# Input records:
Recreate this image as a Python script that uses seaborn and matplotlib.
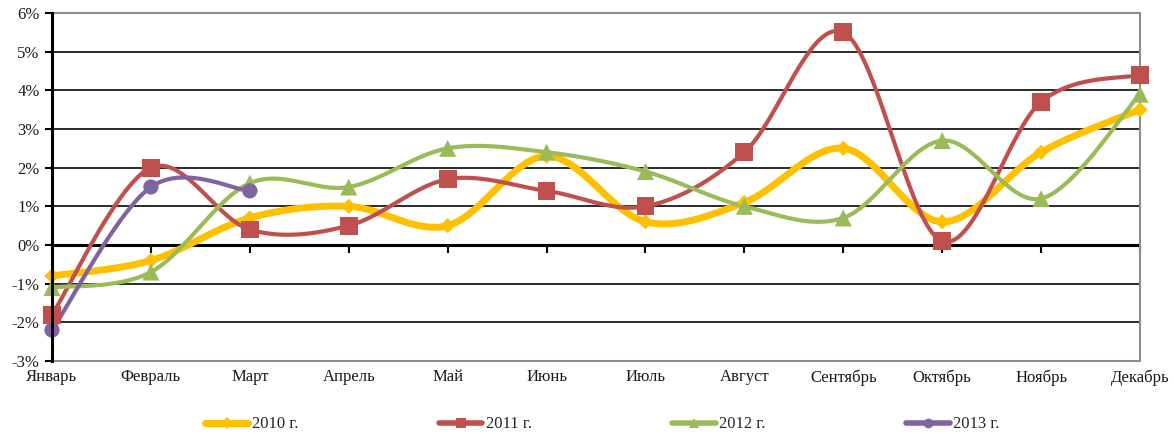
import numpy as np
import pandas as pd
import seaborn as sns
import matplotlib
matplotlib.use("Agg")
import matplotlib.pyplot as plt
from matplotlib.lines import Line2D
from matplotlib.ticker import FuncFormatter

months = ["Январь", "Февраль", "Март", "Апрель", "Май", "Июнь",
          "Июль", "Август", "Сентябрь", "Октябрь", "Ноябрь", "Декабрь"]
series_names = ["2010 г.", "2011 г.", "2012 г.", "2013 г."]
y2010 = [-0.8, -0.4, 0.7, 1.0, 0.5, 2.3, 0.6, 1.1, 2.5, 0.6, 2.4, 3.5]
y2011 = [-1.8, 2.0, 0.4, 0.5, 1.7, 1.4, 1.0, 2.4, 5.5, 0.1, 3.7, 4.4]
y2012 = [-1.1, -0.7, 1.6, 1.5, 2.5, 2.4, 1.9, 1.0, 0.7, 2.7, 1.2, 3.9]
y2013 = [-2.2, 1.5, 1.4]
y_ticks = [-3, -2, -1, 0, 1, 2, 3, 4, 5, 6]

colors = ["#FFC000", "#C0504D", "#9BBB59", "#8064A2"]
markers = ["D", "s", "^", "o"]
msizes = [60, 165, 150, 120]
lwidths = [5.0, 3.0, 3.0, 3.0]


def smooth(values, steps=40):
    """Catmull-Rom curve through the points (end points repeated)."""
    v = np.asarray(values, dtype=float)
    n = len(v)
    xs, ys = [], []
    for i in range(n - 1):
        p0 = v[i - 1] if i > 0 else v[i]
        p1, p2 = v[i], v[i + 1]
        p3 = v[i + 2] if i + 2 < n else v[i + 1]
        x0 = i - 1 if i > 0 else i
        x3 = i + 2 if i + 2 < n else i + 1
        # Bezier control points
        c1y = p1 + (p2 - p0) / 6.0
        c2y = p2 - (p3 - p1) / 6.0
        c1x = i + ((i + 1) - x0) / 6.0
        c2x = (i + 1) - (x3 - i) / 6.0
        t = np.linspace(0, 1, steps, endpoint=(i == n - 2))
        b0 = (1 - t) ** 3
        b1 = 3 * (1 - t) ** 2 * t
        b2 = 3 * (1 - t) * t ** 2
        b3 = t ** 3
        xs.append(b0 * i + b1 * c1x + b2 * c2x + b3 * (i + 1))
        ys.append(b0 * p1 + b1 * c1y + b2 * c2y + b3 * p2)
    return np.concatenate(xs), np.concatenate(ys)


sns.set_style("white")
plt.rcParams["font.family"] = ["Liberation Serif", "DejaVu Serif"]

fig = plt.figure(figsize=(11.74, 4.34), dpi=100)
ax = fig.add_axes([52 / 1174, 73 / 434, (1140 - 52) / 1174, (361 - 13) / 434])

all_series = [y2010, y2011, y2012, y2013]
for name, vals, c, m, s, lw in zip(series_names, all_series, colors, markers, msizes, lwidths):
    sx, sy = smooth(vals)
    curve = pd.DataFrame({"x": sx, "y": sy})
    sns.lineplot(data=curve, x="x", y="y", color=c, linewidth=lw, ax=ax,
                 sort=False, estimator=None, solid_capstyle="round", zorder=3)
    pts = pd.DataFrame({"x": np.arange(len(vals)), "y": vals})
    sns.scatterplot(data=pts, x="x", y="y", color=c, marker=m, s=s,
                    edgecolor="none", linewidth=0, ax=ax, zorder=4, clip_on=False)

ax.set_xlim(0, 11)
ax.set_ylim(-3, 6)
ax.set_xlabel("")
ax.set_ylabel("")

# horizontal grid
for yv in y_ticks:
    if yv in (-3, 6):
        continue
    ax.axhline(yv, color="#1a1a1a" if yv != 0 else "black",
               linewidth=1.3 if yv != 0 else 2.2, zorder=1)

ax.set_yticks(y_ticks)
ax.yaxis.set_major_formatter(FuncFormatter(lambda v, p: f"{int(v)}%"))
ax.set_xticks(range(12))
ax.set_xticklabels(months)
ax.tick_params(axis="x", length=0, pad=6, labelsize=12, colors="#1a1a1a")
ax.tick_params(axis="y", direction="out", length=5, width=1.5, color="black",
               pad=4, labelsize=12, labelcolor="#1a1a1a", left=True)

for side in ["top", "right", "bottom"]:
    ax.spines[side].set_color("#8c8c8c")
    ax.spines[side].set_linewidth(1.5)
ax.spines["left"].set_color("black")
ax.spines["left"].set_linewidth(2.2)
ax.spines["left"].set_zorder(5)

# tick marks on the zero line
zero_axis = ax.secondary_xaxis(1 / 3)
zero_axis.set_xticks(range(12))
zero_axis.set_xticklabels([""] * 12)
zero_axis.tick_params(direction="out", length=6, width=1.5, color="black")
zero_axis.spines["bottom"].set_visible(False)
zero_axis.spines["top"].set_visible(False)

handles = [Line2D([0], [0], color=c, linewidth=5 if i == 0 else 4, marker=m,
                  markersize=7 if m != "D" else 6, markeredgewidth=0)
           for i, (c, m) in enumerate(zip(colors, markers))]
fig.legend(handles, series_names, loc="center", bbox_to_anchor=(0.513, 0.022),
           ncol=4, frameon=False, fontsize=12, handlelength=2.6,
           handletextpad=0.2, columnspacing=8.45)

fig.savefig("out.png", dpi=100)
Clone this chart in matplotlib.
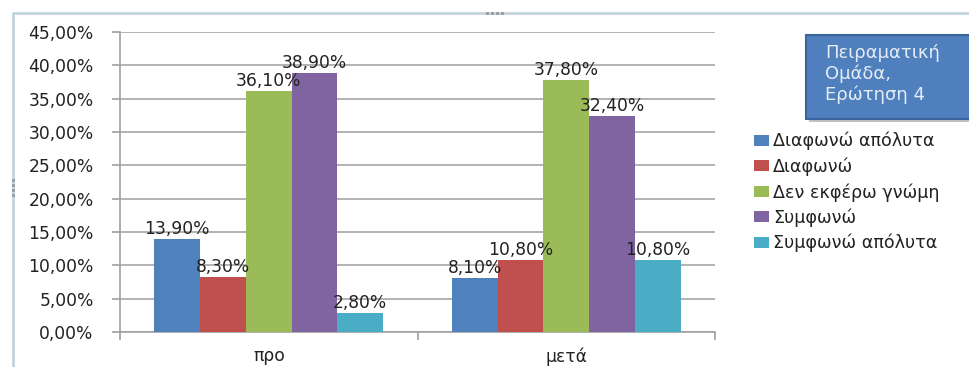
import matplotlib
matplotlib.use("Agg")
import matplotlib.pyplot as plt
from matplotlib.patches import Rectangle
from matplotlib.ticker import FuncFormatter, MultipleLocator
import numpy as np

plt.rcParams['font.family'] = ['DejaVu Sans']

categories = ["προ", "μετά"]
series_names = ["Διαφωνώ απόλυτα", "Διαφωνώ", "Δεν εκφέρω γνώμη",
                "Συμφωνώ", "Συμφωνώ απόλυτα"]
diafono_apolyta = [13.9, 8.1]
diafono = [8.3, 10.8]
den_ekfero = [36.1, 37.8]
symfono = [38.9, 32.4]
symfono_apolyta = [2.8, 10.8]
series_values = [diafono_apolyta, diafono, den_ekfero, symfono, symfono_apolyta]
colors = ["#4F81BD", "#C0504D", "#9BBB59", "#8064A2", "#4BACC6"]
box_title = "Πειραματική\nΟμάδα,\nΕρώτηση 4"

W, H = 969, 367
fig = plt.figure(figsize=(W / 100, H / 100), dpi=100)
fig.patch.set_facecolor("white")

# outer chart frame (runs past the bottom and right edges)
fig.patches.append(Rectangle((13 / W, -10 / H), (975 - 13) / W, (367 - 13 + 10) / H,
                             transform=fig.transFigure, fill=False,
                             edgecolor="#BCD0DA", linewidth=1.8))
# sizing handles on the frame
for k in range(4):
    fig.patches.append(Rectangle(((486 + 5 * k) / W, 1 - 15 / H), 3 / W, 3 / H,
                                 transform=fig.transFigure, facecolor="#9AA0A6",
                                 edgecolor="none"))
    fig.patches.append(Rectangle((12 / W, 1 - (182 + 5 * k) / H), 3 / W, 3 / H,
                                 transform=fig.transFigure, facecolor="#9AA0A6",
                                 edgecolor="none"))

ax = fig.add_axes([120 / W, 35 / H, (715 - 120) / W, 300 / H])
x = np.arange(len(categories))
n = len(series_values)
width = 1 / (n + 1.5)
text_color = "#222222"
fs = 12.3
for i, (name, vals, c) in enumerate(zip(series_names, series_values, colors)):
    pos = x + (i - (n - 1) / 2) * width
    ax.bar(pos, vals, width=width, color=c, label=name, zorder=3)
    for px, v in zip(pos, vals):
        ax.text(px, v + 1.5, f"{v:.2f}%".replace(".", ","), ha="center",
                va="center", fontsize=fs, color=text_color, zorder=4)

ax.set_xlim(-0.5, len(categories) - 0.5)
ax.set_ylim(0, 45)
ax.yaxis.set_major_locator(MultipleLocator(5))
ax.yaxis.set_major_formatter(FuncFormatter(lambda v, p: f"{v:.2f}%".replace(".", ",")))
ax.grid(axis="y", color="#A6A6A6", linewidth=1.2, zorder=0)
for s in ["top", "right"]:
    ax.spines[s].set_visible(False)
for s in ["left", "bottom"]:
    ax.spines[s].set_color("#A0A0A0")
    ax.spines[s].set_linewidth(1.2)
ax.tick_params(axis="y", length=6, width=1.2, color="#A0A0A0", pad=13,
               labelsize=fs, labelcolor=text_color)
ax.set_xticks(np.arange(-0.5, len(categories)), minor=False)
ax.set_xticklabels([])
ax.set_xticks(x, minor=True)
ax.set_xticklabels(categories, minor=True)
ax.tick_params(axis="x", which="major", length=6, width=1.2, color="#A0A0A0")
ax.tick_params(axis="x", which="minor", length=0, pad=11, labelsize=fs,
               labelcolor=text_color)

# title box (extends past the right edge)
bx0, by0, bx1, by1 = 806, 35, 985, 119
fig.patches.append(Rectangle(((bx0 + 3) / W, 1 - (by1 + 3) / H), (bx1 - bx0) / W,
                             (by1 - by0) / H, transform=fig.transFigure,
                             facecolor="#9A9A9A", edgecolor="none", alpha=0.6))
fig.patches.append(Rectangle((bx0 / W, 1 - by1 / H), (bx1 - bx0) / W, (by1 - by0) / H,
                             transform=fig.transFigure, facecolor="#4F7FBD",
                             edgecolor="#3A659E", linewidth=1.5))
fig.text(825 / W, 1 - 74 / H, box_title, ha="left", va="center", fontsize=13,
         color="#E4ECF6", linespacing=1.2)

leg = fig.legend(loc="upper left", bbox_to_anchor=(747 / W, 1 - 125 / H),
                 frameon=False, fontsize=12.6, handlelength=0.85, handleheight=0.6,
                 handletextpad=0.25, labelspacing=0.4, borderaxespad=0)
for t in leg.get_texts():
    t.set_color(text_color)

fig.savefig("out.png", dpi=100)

# Given task:
Output word for word the lines running from the one containing "Clone this chart in matplotlib." to the one containing "plt.rcParams['font.family'] = ['DejaVu Sans']", both included, leaving out the pictures.

# Response to the task:
Clone this chart in matplotlib.
import matplotlib
matplotlib.use("Agg")
import matplotlib.pyplot as plt
from matplotlib.patches import Rectangle
from matplotlib.ticker import FuncFormatter, MultipleLocator
import numpy as np

plt.rcParams['font.family'] = ['DejaVu Sans']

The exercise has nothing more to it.